"Die Versammlung gibt den Staaten Empfehlungen zu internationalen Fragen innerhalb ihrer Zuständigkeit." Mit diesem Satz beschreiben die Vereinten Nationen selbst auf ihrer Webseite die Rolle der UN-Vollversammlung. Damit werden zugleich die Grenzen ihrer Beschlüsse deutlich.
Dort gefasste Resolutionen sind völkerrechtlich nicht bindend, sie sind Empfehlungen und haben vor allem symbolischen Charakter. Anders als Resolutionen des UN-Sicherheitsrates kann eine Nichtbeachtung nicht mit Sanktionen, Embargos oder gar militärischem Eingreifen bestraft werden.
Resolutionen haben symbolische Wirkung
Im Falle Russlands soll die Resolution der Vollversammlung vor allem den politischen bzw. diplomatischen Druck erhöhen. Bereits im vergangenen Herbst hatten 143 der 193 Mitgliedsstaaten die Annexionen Russlands in der Ukraine verurteilt. Die Unterstützer wollen deshalb am Donnerstag erneut so viele Staaten wie möglich für eine Zustimmung gewinnen.
"Dieses Votum hat in erster Linie symbolischen Wert. Es wird Russlands Sicht nicht beeinflussen. Ich glaube nicht, dass Putin in Moskau sitzt und sich um UN-Abstimmungen schert", sagt Richard Gowan vom Thinktank Crisis Group. Die Befürworter wollen vor allem eine möglichst klare, international breite Positionierung gegen das Vorgehen Russlands erreichen. Dafür wird auch Bundesaußenministerin Annalena Baerbock am Donnerstagabend vor der Vollversammlung werben.

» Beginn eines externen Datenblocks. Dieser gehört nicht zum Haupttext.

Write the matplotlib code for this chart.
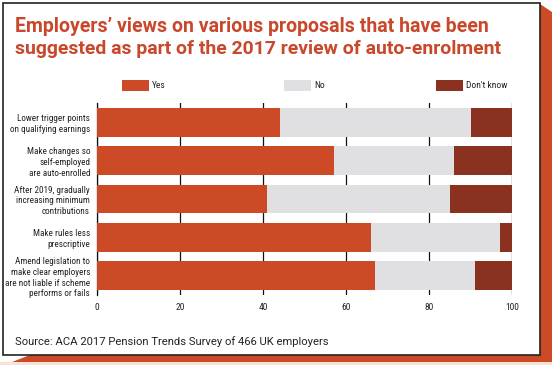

Isolation Russlands bröckelt
Mehrfach hat ein Großteil der Staaten bereits Russlands Handeln verurteilt: Im vergangenen März, kurz nach Kriegsbeginn, waren es 141 Länder, nahezu genauso viele im vergangenen Oktober. Die Zahl der Skeptiker scheint inzwischen jedoch gewachsen zu sein: Viele Staaten etwa in Afrika spüren die negativen Folgen des Konflikts. Andere, wie etwa Brasilien oder China, fordern statt einer Verurteilung Russlands einen stärkeren Fokus auf Lösungsansätze.
Der Ukraine wiederum ist vor allem daran gelegen, Russland international weiter in die politischen Schranken zu weisen. "Wir sind heute mit einem Völkermord konfrontiert", mahnte der ukrainische Außenminister Kuleba deshalb mit drastischen Worten im Vorfeld der Versammlung. Er sprach von Deportationen und einer Umerziehung durch Russland und appellierte an die Werte in der UN-Charta, für die alle Befürworter der Resolution stehen würden.
Ex-Diplomat: UN-Einfluss ist größer als gedacht
Es gibt diplomatische Vertreter, die den Einfluss der Vereinten Nationen jedoch größer einschätzen, als nur rein symbolische Appelle zu beschließen. "In der Vollversammlung werden Pflöcke eingeschlagen, wie künftige Verhandlungen, die irgendwann kommen werden, aussehen müssen", sagt der frühere deutsche UN-Botschafter Hanns Heinrich Schumacher.
Die klaren Abstimmungsergebnisse der vergangenen Monate hätten eine politische Isolierung Russlands deutlich gemacht. Russland werde mit den Forderungen nach Souveränität und territorialer Integrität der Ukraine und einem umfassenden und gerechten Frieden konfrontiert. "Deswegen ist eine weitestgehende Geschlossenheit der Staatengemeinschaft besonders wichtig."